There’s so much to tell about the Great American Pitchfest that I need to break my posts down into bite-size nuggets.
Right off the top I have to say the whole thing is worth the price of admission. If you are serious about screenwriting and ready to take yourself to the next level, it is definitely the place to be. If nothing else, it will give you a crash course in pitch practice, something that every screenwriter must learn to do (no matter how much we detest it).
Saturday consisted of FREE workshops and panels that anyone could attend, even if they weren’t signed up to pitch on Sunday. I’ve attended so many workshops and panels on screenwriting that much of the material was redundant. But for those who have been writing in a vacuum, there was a great deal of value.

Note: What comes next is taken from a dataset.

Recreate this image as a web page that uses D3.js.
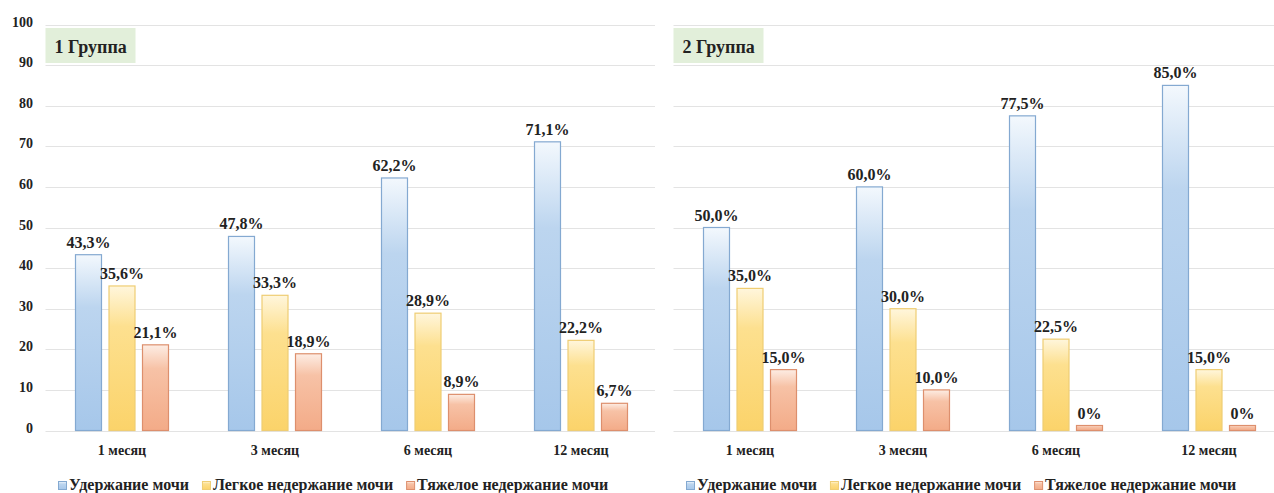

There were workshops aimed towards writing such as “megahit movie climaxes,” “mastering the creative process,” “writing great endings,” and Dara Marks “Inside Story” workshop on personal themes. There were also workshops on how to pitch, how to network, legal tips, and working with agents.
There were panels of action movie screenwriters, comedy screenwriters, executives giving advice on what they’re looking for in a pitch, and my favourite panel: Reel Breakthroughs.
Reel Breakthroughs was a panel of screenwriters who were just a step or two ahead of us, the ones who had recently gotten feature scripts optioned/bought. I liked it because it was very authentic and encouraging. It was personal stories from people I could relate to. The message to me was simply keep doing what I’m doing. There is no one way to make it, you just have to persevere and ride the ups and downs. They had taken courses, entered the right contests, and networked. (hands down they all said the CINESTORY and FADE IN contests were the most useful)
And of course, they kept writing… and writing… and writing.